O que isso tem a ver com O Grito? Na verdade, muito, já que o filme acaba sendo um tanto desconexo justamente por querer abraçar demais esses dois mundos. Quer ser uma mistura tanto daquele tipo de terror mais subjetivo, quanto daquele que mais expositivo e comercial. Com isso, acaba não tendo identidade.
Pra se ter uma ideia, logo nos dois primeiros minutos de projeção, já temos, de cara, um jump scare daqueles bem óbvios, e que (convenhamos) já não assusta mais ninguém.

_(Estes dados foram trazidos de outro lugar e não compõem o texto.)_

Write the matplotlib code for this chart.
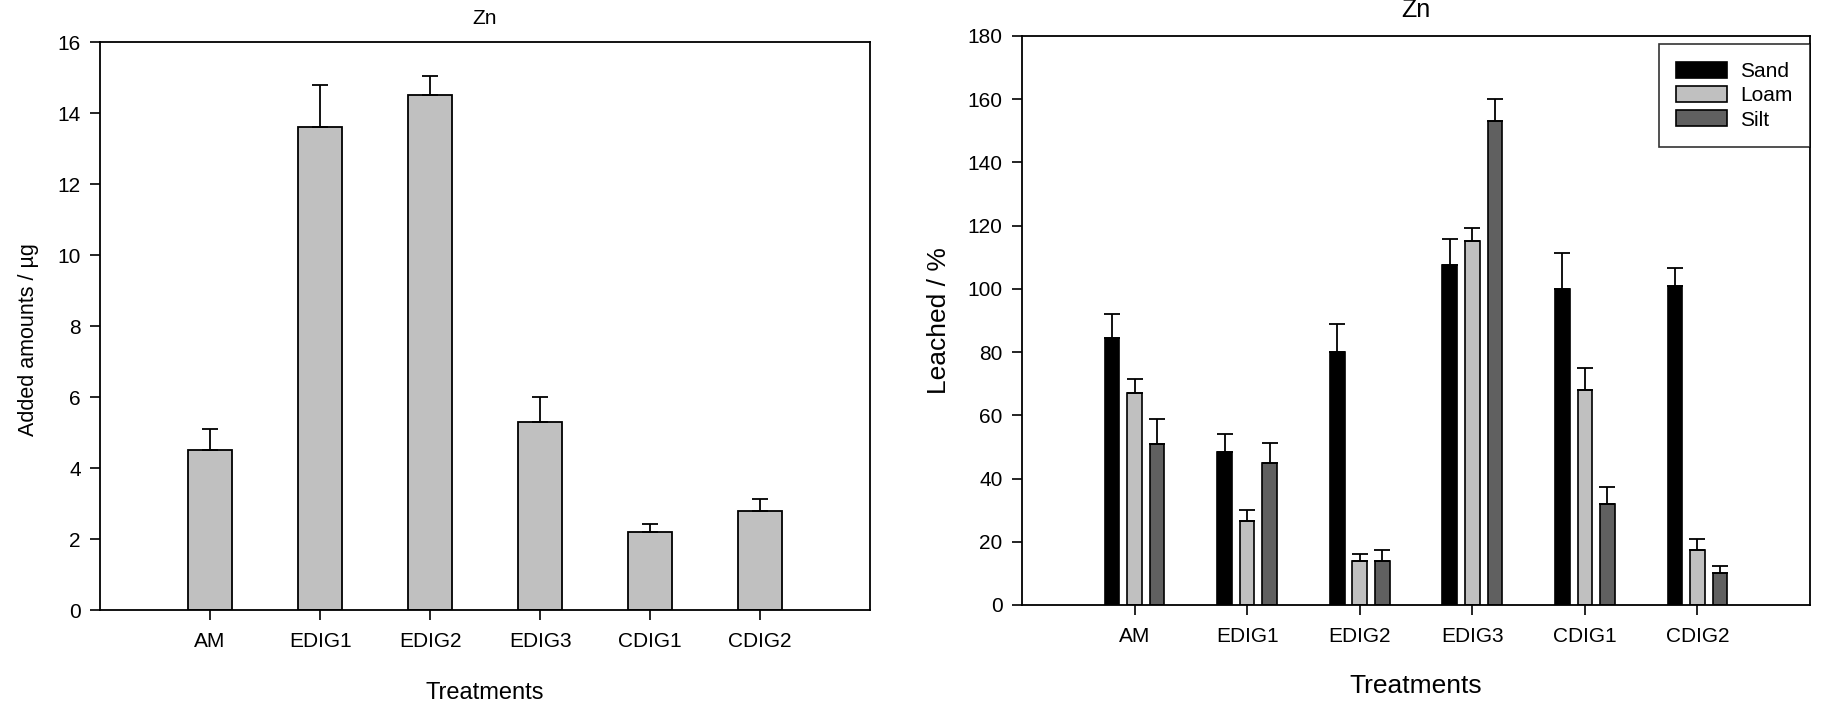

A trama, então, segue para outro núcleo, com outros personagens, e com o passar do tempo, percebemos que ela vai e vem no tempo, contando histórias que, uma hora, irão se intercalar.
Mesmo sendo um recurso batido em diversos filmes por aí, quando bem usado, pode render um resultado que envolva o espectador. Não é o caso deste O Grito. Pois, chega um momento em que o filme já está a 15 minutos do final, e esse recurso de vai e vem no tempo continua sendo usado, o que acaba deixando a “narrativa principal” cansativa.
Inclusive, em se tratando de personagens, poucos deles nesta versão de 2020 se salvam. Os principais, por exemplo, (os detetives Goodman e Muldoom) acabam sendo inexpressivos, com esta última cometendo várias daquelas atitudes típicas, que estamos cansados de ver.
Talvez o melhor núcleo (e o mais pesado também) seja o do corretor de imóveis Peter Spencer, cujo desfecho tem, sim, o seu impacto. Já a história da senhora Faith Matheson e de seu marido, mesmo sendo trágica, carece de melhor desenvolvimento.
Enquanto isso, somos bombardeados por todas aquelas mesmices que 90% dos filmes de terror atuais insistem que são aterrorizantes, quando, na verdade, são bem chatas. De criaturas que aparecem do nada a diálogos bastante expositivos, quase tudo aqui não tem sutileza ou carisma pra se sustentar.
E, mesmo com bons atores no elenco, as interpretações, salvo raras exceções, parecem estar no piloto automático. Um dos que se saem melhor é John Cho, justamente o que interpreta Peter Spencer (o corretor de imóveis mencionado anteriormente). Até mesmo a carismática Lin Shaye (da cinessérie Sobrenatural) não consegue fazer muito por aqui.
No quesito “novidade”, há mais de gore do que na maioria dos filmes pipoca do gênero, é verdade, mas isso se torna um recurso barato, já que não é bem utilizado. Não chega a ter o exagero, por exemplo, da refilmagem de A Morte do Demônio, mas, ainda assim, é uma violência vazia, sem o impacto necessário.
O diretor Nicolas Pesce, o mesmo do interessante Os Olhos da Minha Mãe, parece não tentar se esforçar para contornar os clichês mais irritantes do terror moderno, filmando tudo de maneira previsível. Lembrando ainda que ele também escreveu o roteiro.
Esse O Grito acaba sendo um filme (perdão o trocadilho) sem alma. Quer agradar a vários tipos de público, mas, acaba não agradando ninguém. Caso a produção tivesse uns 40 minutos a mais para poder desenvolver melhor certas tramas, e evitar ao máximo as armadilhas narrativas do gênero, talvez ela tivesse sido uma experiência bem melhor. Do jeito que ficou, contudo, o filme não é ruim, mas é facilmente esquecível.